Former police officer, journalist, and prison camp detainee gave evidence on the humiliation the Croats and Muslims from Prijedor suffered in the Omarska prison camp where they were beaten up, starved and forced to sing Serb songs before a delegation which included the accused Stojan Zupljanin

Nusret Sivac, witness at the Mico Stanisic and Stojan Zupljanin trialNusret Sivac, witness at the Mico Stanisic and Stojan Zupljanin trial

After a three-week summer recess, the trial of former Bosnian Serb police officials Mico Stanisic and Stojan Zupljanin resumed today with the evidence of Nusret Sivac, former police officer and journalist from Prijedor. Sivac already testified at the trials of Milomir Stakic and Radoslav Brdjanin, speaking about the ethnic cleansing in Prijedor and his detention in the Omarska camp.

The prosecutor read out a summary of the witness’s statement: until 1990, Sivac worked in the Prijedor Police Communications and Encryption Center, and then became a correspondent for the Sarajevo TV. In the spring of 1992, Sivac witnessed the ethnic cleansing of Prijedor when Muslims and Croats were arrested and their property and religious monuments were looted and destroyed.

Sivac was arrested in mid-June 1992 and was first beaten in the police station yard. Sivac’s former colleagues ‘looked on from the window and laughed’, the witness recounted today. Sivac was then taken to the Omarska camp in a patrol wagon. As the witness said, all the prominent Muslims and Croats from Prijedor were detained there. The conditions in the Omarska camp were inhumane and prisoners were ‘emaciated and ill, with visible signs of violence’. At night, the screams of women being raped were heard; they cried and called for help.

In July 1992, a delegation of Serb officials visited the prison camp; the witness claims Stojan Zupljanin was among them. The prisoners were forced to sing Serb songs and chant ‘This is Serbia’. Members of the delegation laughed. In mid-August, Sivac was transferred to the Trnopolje camp. There, the witness stayed in the yard, under a make-shift porch because two prison camp buildings were overcrowded, full of prisoners arriving from the Omarska and Keraterm camps.
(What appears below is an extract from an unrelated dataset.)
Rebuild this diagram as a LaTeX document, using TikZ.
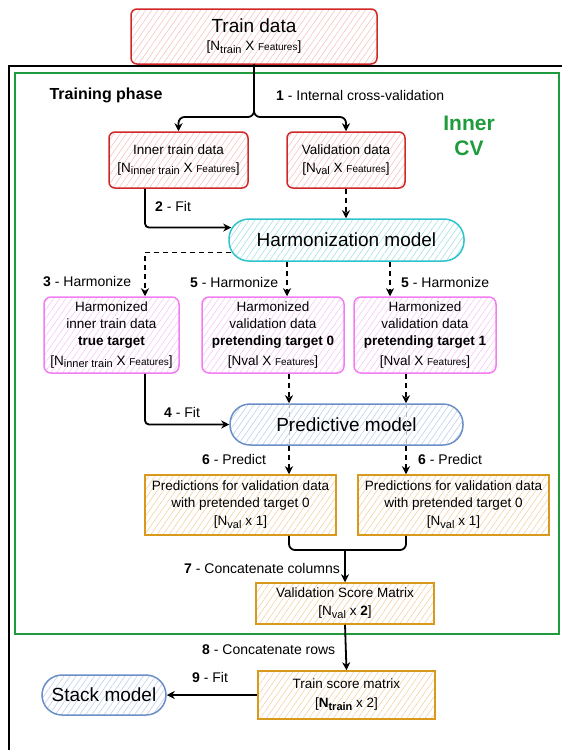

The defense of Mico Stanisic, the first interior minister in the Bosnian Serb government, suggested that the local paramilitary leaders – Milan Andjic and Nedjo Delic – were responsible for the crimes in Prijedor and for establishing of the Omarska prison camp. The witness agreed that Andjic and Delic took part in the crimes; however, Sivac insisted that the Serb authorities in Prijedor established the prison camp while Andjic and Delic provided ‘logistical support’.

Stojan Zupljanin’s lawyer denied that his client had visited the Omarska prison camp. As lawyer Dragan Krgovic noted, the first time Sivac gave evidence he said Kupresanin was a member of the delegation that visited Omarska. It was only later, at the trial of Radoslav Brdjanin, that Sivac changed his evidence, identifying Zupljanin as a member of the delegation. Sivac said it was ‘most likely a slip of the tongue’. Sivac claimed he became ‘100 percent sure’ it was Zupljanin during his first testimony when he was shown an article from a local Serb newspaper that also reported Zupljanin was in the delegation.